There is a window opening in November. It will stay open for about six weeks, maybe two months if you stretch it. Then it will close for twenty-six months, and Mars will drift away again, smaller and redder, until the next time Earth catches up.

This is not metaphor. This is orbital mechanics. The transfer window is a fact of gravity and geometry, indifferent to whether we are ready.

In September 2024, Elon Musk announced on X that five uncrewed Starships would launch to Mars during the late 2026 window. The first crewed flights, he said, would follow in four years. By May 2025, he was still saying it — giving the mission a “50-50 chance” of making the window, with the caveat that orbital refueling remained unproven and the whole thing might slip to 2028.

Then, quietly, the promise shifted. In February 2026, Musk posted on X that SpaceX had “already shifted focus to building a self-growing city on the Moon, as we can potentially achieve that in less than 10 years, whereas Mars would take 20+.” The Mars city, he said, would begin in “about 5 to 7 years” — pushing the substantive effort to roughly 2031.

The 2026 Mars window is still nominally on the agenda. But it is no longer the priority. And that is the thing about windows: they do not care about priorities.

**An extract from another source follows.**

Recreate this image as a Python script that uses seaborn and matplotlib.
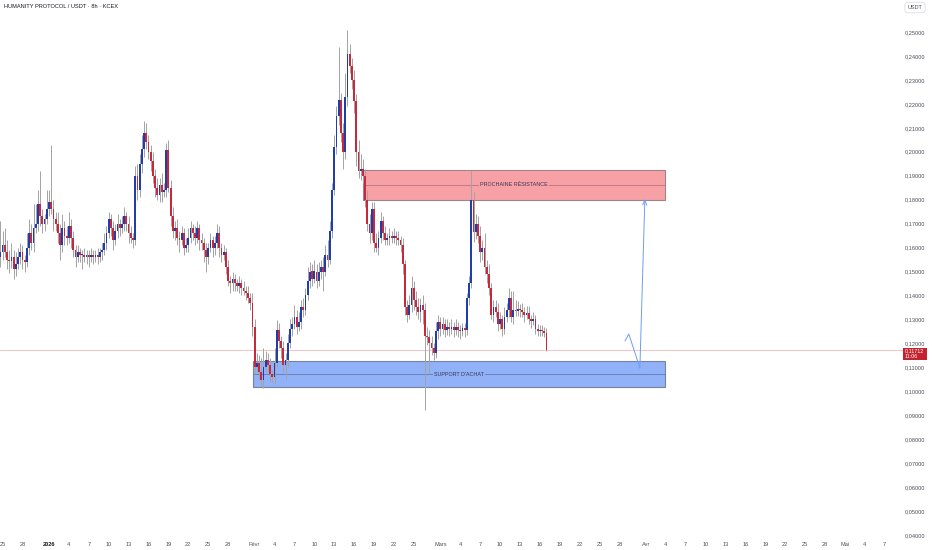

Right now, Starship Flight 13 is targeting July 31 — an orbital test of the V3 vehicle, the second since Flight 12 in May. It is a necessary step. But it is not Mars. The uncrewed Mars mission would require orbital refueling, deep-space navigation, and a landing system that has never been tested in Martian atmosphere. None of these are solved problems. And the window is four months away.

Musk’s Mars timeline has slipped before. 2018 became 2022, which became 2026, which is now becoming 2028 or beyond. The pattern is almost rhythmic: announce a target five years out, make real but insufficient progress, watch the date arrive, announce the next window. It is not fraud. It is simply optimism colliding with engineering.

What strikes me is not the slip itself. It is the quietness of the shift. In February, the Moon became the destination. By July, we are back to orbital test flights. The window still opens in November. It will open whether we look or not. It will close whether we are ready or not. And in twenty-six months, it will open again, and someone — maybe Musk, maybe someone else — will stand in front of a camera and say: this time, we are going.

The planets do not remember our promises. They just keep moving.